Bamsoet menambahkan, keberadaan PPHN mengisyaratkan pesan penting, bahwa pembangunan nasional diselenggarakan dalam kerangka menjaga dan memperkuat ideologi negara agar tetap menjadi karakter dan jiwa bangsa. “Ke depan, berbagai tantangan kebangsaan akan semakin kompleks dan dinamis, sehingga perlu dibangun benteng ideologi dan penguatan karakter bangsa melalui pembangunan wawasan kebangsaan,” terangnya.
Ketua DPR ke-20 dan mantan Ketua Komisi III Bidang Hukum DPR ini memaparkan, pasca-perubahan UUD NRI 1945, fungsi Garis-garis Besar Haluan Negara (GBHN) digantikan dengan Undang-Undang Nomor 25 Tahun 2004 tentang Sistem Perencanaan Pembangunan Nasional dan Undang-Undang Nomor 17 Tahun 2007 tentang Rencana Pembangunan Jangka Panjang Nasional (RPJPN) Tahun 2005–2025. Selanjutnya, penyusunan Rencana Pembangunan Jangka Menengah Nasional (RPJMN) disusun berlandaskan visi dan misi calon presiden dan wakil presiden terpilih.
“Dalam implementasinya, berbagai peraturan perundang-undangan tersebut mempunyai kecenderungan yang bersifat eksekutif sentris dan menyisakan beragam potensi persoalan. Antara lain implementasi RPJPN secara tidak konsisten dalam setiap periode pemerintahan serta ketidakselarasan antara sistem perencanaan pembangunan nasional dan sistem perencanaan pembangunan daerah. Akibatnya, berpotensi menghasilkan program pembangunan yang tidak saling mendukung, bahkan mungkin saling menegasikan satu sama lain,” jelas Bamsoet.

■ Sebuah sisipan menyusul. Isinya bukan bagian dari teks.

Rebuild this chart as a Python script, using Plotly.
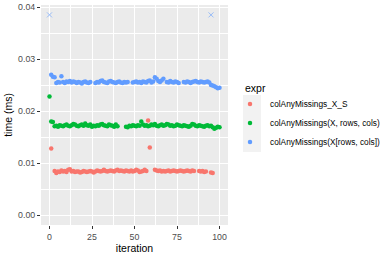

Kepala Badan Bela Negara FKPPI dan Wakil Ketua Umum Pemuda Pancasila ini menuturkan, dengan adanya ketidakpastian kesinambungan kebijakan dan program pembangunan nasional, pada akhirnya mendorong lahirnya wacana publik yang membawa arus balik kesadaran untuk menghidupkan kembali haluan negara ‘model GBHN’ atau hadirnya PPHN.
“Gagasan untuk mereformulasikan sistem perencanaan pembangunan nasional telah direkomendasikan oleh MPR periode 2009-2014. Rekomendasi tersebut ditindaklanjuti oleh MPR periode 2014-2019 dengan memunculkan gagasan melakukan perubahan terbatas terhadap UUD NRI 1945 guna mengembalikan wewenang MPR menetapkan pedoman pembangunan nasional atau PPHN,” urai Bamsoet.
Kepala Badan Penegakan Hukum, Pertahanan dan Keamanan Kadin Indonesia ini menambahkan, untuk menghadirkan PPHN diperlukan amandemen terbatas UUD NRI 1945. Perubahan terbatas UUD NRI 1945 hanya akan dilakukan pada dua pasal, yaitu pasal 3 yang memberi kewenangan kepada MPR untuk mengubah dan menetapkan PPHN, serta pasal 23 yang mengatur kewenangan DPR untuk menolak RUU APBN yang diajukan oleh Presiden apabila tidak sesuai dengan PPHN.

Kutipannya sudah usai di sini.